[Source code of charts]

# # # # # # #

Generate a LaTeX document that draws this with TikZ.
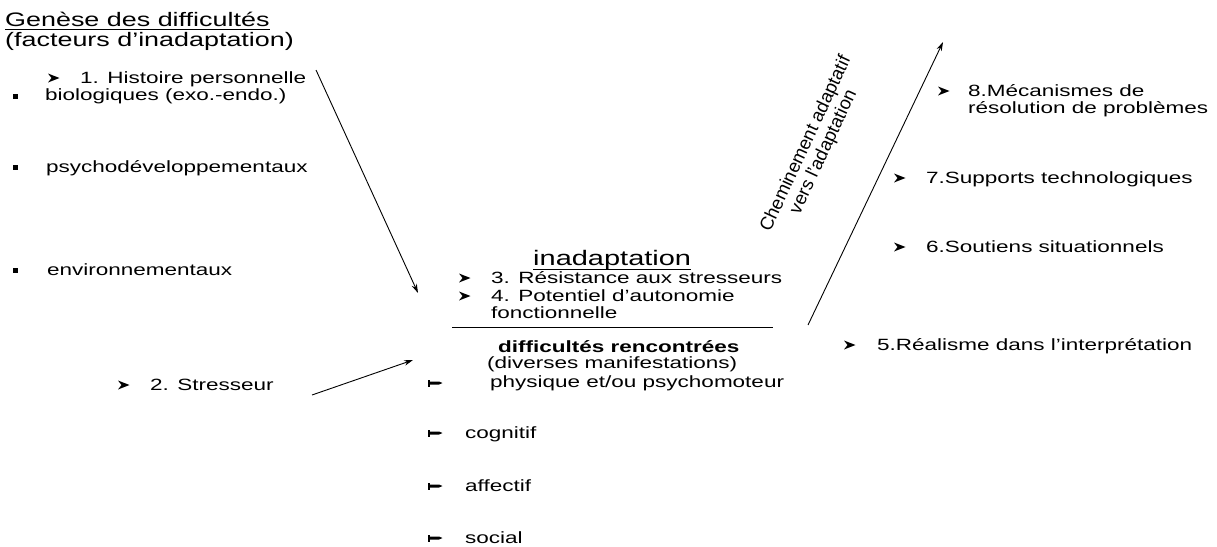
\documentclass[tikz,border=0pt]{standalone}
\usepackage{fontspec}
\setmainfont{Liberation Sans}[FakeStretch=1.38]
\newfontfamily\plainsans{Liberation Sans}
\usetikzlibrary{arrows.meta}
\begin{document}
\begin{tikzpicture}[x=1pt,y=-1pt,
  txt/.style={anchor=base west, inner sep=0pt, font=\fontsize{16.3}{19}\selectfont},
  ttl/.style={anchor=base west, inner sep=0pt, font=\fontsize{19.5}{23}\selectfont},
  sqb/.style={fill=black, minimum size=5pt, inner sep=0pt},
  arr/.style={line width=0.9pt, -{Stealth[length=9pt,width=5.5pt]}},
  ]
\useasboundingbox (0,0) rectangle (1217,546);
% left column
\node[ttl] (t1) at (5,27) {Genèse des difficultés};
\draw[line width=0.9pt] ([yshift=-2.5pt]t1.base west) -- ([yshift=-2.5pt]t1.base east);
\node[ttl] (t2) at (5,46) {(facteurs d’inadaptation)};
\node[txt] (h1) at (80,83) {1. Histoire personnelle};
\node[sqb] (s1) at (15.5,96) {};
\node[txt] (b1) at (45,100) {biologiques (exo.-endo.)};
\node[sqb] (s2) at (15.5,167) {};
\node[txt] (b2) at (46,172) {psychodéveloppementaux};
\node[sqb] (s3) at (15.5,270) {};
\node[txt] (b3) at (47,275) {environnementaux};
\node[txt] (h2) at (150,390) {2. Stresseur};
% centre
\node[anchor=base west, inner sep=0pt, font=\fontsize{21}{25}\selectfont] (ina) at (533,265) {inadaptation};
\draw[line width=0.9pt] ([yshift=-4.5pt]ina.base west) -- ([yshift=-4.5pt]ina.base east);
\node[txt] (c3) at (491,283) {3. Résistance aux stresseurs};
\node[txt] (c4) at (491,301) {4. Potentiel d’autonomie};
\node[txt] (c4b) at (491,318) {fonctionnelle};
\coordinate (l1) at (452,327);
\coordinate (l2) at (773,327);
\draw[line width=0.9pt] (l1) -- (l2);
\node[txt, font=\bfseries\fontsize{16.3}{19}\selectfont] (dr) at (498,352) {difficultés rencontrées};
\node[txt] (dm) at (487,368) {(diverses manifestations)};
\node[txt] (d1) at (490,387) {physique et/ou psychomoteur};
\node[txt] (d2) at (465,438) {cognitif};
\node[txt] (d3) at (465,491) {affectif};
\node[txt] (d4) at (465,543) {social};
\foreach \c in {383,433,486,538}{
  \fill (428,\c-3.5) rectangle (429.8,\c+3.5);
  \fill (429.8,\c-1.5) -- (439,\c-1.5) -- (442.5,\c) -- (439,\c+1.5) -- (429.8,\c+1.5) -- cycle;
}
% right column
\node[txt] (r8) at (968,96) {8.Mécanismes de};
\node[txt] (r8b) at (968,113) {résolution de problèmes};
\node[txt] (r7) at (926,183) {7.Supports technologiques};
\node[txt] (r6) at (926,252) {6.Soutiens situationnels};
\node[txt] (r5) at (877,350) {5.Réalisme dans l’interprétation};
% arrowhead bullets
\foreach \x/\y in {48/78, 118/385, 459/278, 459/296, 938/91, 894/178, 894/247, 844/345}{
  \fill (\x,\y-4.5) -- (\x+11.5,\y) -- (\x,\y+4.5) -- (\x+3.5,\y) -- cycle;
}
% rotated label
\node[inner sep=0pt, rotate=65, align=center, font=\plainsans\fontsize{18.5}{19.5}\selectfont] (ch) at (815,148) {Cheminement adaptatif\\vers l’adaptation};
% connectors
\coordinate (a1s) at (316,70);
\coordinate (a1e) at (418,293);
\coordinate (a2s) at (312,395);
\coordinate (a2e) at (413,360);
\coordinate (a3s) at (808,325);
\coordinate (a3e) at (943,42);
\draw[arr] (a1s) -- (a1e);
\draw[arr] (a2s) -- (a2e);
\draw[arr] (a3s) -- (a3e);
\end{tikzpicture}
\end{document}
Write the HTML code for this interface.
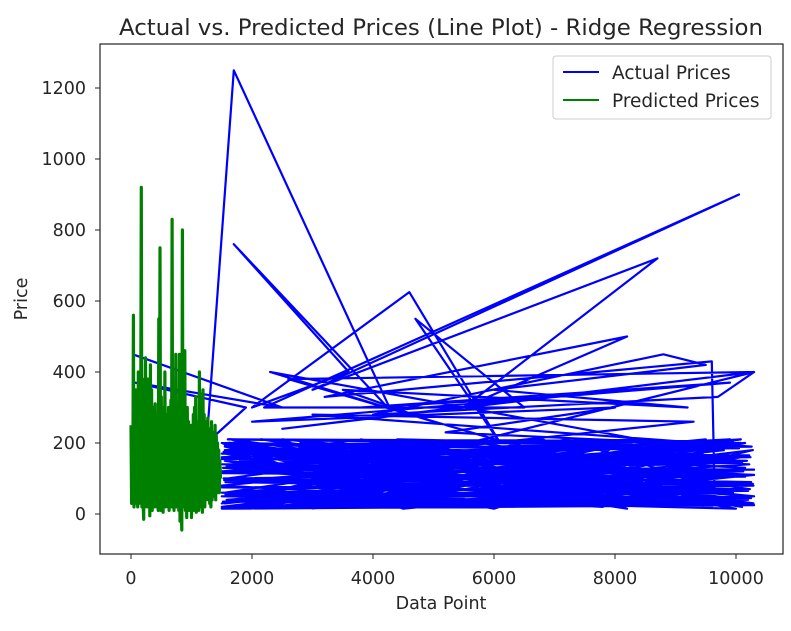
<!DOCTYPE html>
<html><head><meta charset="utf-8"><style>
body{margin:0;background:#fff;}
svg text{font-family:"DejaVu Sans","Liberation Sans",sans-serif;fill:#262626;}
</style></head><body>
<svg id="chart" width="791" height="626" viewBox="0 0 791 626">
<text x="441" y="35" font-size="22.5" text-anchor="middle" textLength="644" lengthAdjust="spacingAndGlyphs">Actual vs. Predicted Prices (Line Plot) - Ridge Regression</text>
<g id="plot" clip-path="url(#clip)"></g>
<defs><clipPath id="clip"><rect x="100" y="44" width="683" height="510"/></clipPath></defs>
<rect x="100" y="44" width="683" height="510" fill="none" stroke="#222" stroke-width="1.2"/>
<g id="axes"></g>
<text x="441" y="609" font-size="17.5" text-anchor="middle">Data Point</text>
<text transform="translate(27,299) rotate(-90)" font-size="17.5" text-anchor="middle">Price</text>
<g>
<rect x="553" y="56" width="218" height="63" rx="3" fill="#fff" fill-opacity="0.85" stroke="#ccc"/>
<line x1="563" y1="72" x2="599" y2="72" stroke="#0000ff" stroke-width="2"/>
<text x="612" y="79" font-size="18.5">Actual Prices</text>
<line x1="563" y1="100" x2="599" y2="100" stroke="#008000" stroke-width="2"/>
<text x="612" y="107" font-size="18.5">Predicted Prices</text>
</g>
</svg>
<script>
const xTicks=[0,2000,4000,6000,8000,10000];
const yTicks=[0,200,400,600,800,1000,1200];
const actualX=[30,2500,60,1900,1250,1700,4300,1700,3600,2000,4600,6100,4700,6500,2200,10050,3000,8700,5500,8200,3200,9600,9650,2600,10300,
1550,9800,1600,10200,2100,9000,1500,10250,3000,8500,1700,9900,4200,7000,1550,10100,5200,2500,9700,1600,8800,3500,10300,1800,6000,9500,1500,7800,2800,10150,4800,1650,9300,2200,10050,5500,1550,8200,3800,10250,1700,6800,9600,2000,10300,4500,1500,7500,3100,9900,2400,10200,5800,1600,8600,4000,10000,1800,7200,9400,2700,10280,6300,1550,9000,3300,10100,5000,1500,8900,
2300,5000,3500,9200,6000,9500,8800,4000,9700,10300,2500,7000,3800,9900,2000,8000,5200,10250,3000,9300,
1520,9950,1580,10180,2600,8300,1500,9750,3900,7400,1680,10060,4400,6600,1560,9850,2900,10220,1620,7900,5600,9550,1530,10290,2150,8700,3400,10000,1700,9200,6200,1540,9650,2450,10150,4700,1500,8100,3700,10260,1600,7600,5300,9450,1650,10080,2850,9100,1500,10300,
1500,10300,1520,10250,1560,10200,1500,10280,1540,10150,1510,10300,1580,10100,1500,10220,1530,10050,1550,9950,1600,10260,1500,10180,1520,10300,1560,10230,1500,10270,1540,10200,1500,10290,1570,10120,1510,10240,1550,10080,1500];
const actualY=[450,300,370,300,200,1250,290,760,400,300,625,200,550,300,300,900,350,720,300,500,330,430,30,380,400,
30,180,200,40,20,200,120,90,15,210,180,25,30,200,60,160,20,210,100,15,190,25,50,150,15,210,80,20,200,130,20,210,30,100,200,25,190,15,210,30,40,210,20,170,110,15,200,30,150,210,20,70,200,100,25,190,15,50,210,90,25,180,20,150,35,205,20,160,30,195,
400,260,350,300,350,420,450,280,330,400,240,330,300,370,260,300,230,190,280,260,
120,60,40,150,180,30,160,200,20,170,90,190,210,40,20,120,60,140,200,180,25,60,100,30,210,45,190,80,120,140,20,170,30,100,200,60,20,150,30,110,190,80,25,170,120,210,40,160,200,50,
15,25,35,45,55,65,75,85,95,105,115,125,135,145,155,165,175,185,195,205,210,190,170,150,130,110,90,70,50,30,20,40,60,80,100,120,140,160,180,200,20];
const predY=[250,30,220,40,560,20,300,50,350,30,
280,20,400,30,300,40,250,920,20,380,
30,-15,300,20,440,40,330,20,380,30,
300,-5,420,20,350,10,300,40,260,20,
310,30,280,20,250,10,550,20,750,10,
330,20,270,5,300,30,400,20,280,30,
260,20,300,10,280,30,320,20,830,20,
280,10,320,30,450,20,260,30,300,10,
450,-20,290,20,-45,800,30,450,20,460,
10,280,-10,300,20,260,10,220,30,250,
-10,240,20,280,10,300,20,330,5,250,
30,260,10,400,20,330,20,300,5,350,
30,280,20,260,40,250,60,270,40,220,
30,240,20,260,40,230,50,220,60,250,
40,220,60,200,80,180,60,150,100];
const predX=predY.map((v,i)=>i*10);
const x=v=>131+v*(736-131)/10000;
const y=v=>514-v*(514-88)/1200;
const NS='http://www.w3.org/2000/svg';
const plot=document.getElementById('plot'),axes=document.getElementById('axes');
function line(xs,ys,color,w,name){
  const p=document.createElementNS(NS,'polyline');
  p.setAttribute('points',xs.map((v,i)=>x(v).toFixed(1)+','+y(ys[i]).toFixed(1)).join(' '));
  p.setAttribute('fill','none');p.setAttribute('stroke',color);p.setAttribute('stroke-width',w);p.setAttribute('stroke-linejoin','round');
  
  
  plot.appendChild(p);
}
line(actualX,actualY,'#0000ff','2.2','actual-prices-line');
line(predX,predY,'#008000','3.2','predicted-prices-line');
xTicks.forEach(t=>{
  const l=document.createElementNS(NS,'line');
  l.setAttribute('x1',x(t));l.setAttribute('x2',x(t));l.setAttribute('y1',554);l.setAttribute('y2',559);l.setAttribute('stroke','#222');
  
  
  axes.appendChild(l);
  const tx=document.createElementNS(NS,'text');
  tx.setAttribute('x',x(t));tx.setAttribute('y',584);tx.setAttribute('font-size','17.5');tx.setAttribute('text-anchor','middle');tx.textContent=t;
  
  
  axes.appendChild(tx);
});
yTicks.forEach(t=>{
  const l=document.createElementNS(NS,'line');
  l.setAttribute('x1',95);l.setAttribute('x2',100);l.setAttribute('y1',y(t));l.setAttribute('y2',y(t));l.setAttribute('stroke','#222');
  
  
  axes.appendChild(l);
  const tx=document.createElementNS(NS,'text');
  tx.setAttribute('x',86);tx.setAttribute('y',y(t)+6);tx.setAttribute('font-size','17.5');tx.setAttribute('text-anchor','end');tx.textContent=t;
  
  
  axes.appendChild(tx);
});
</script>
</body></html>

# # # # # # #

=== Written task ===
Search the data above for the word "this", then gather each line in which it appears.

=== Task response ===
Generate a LaTeX document that draws this with TikZ.
Write the HTML code for this interface.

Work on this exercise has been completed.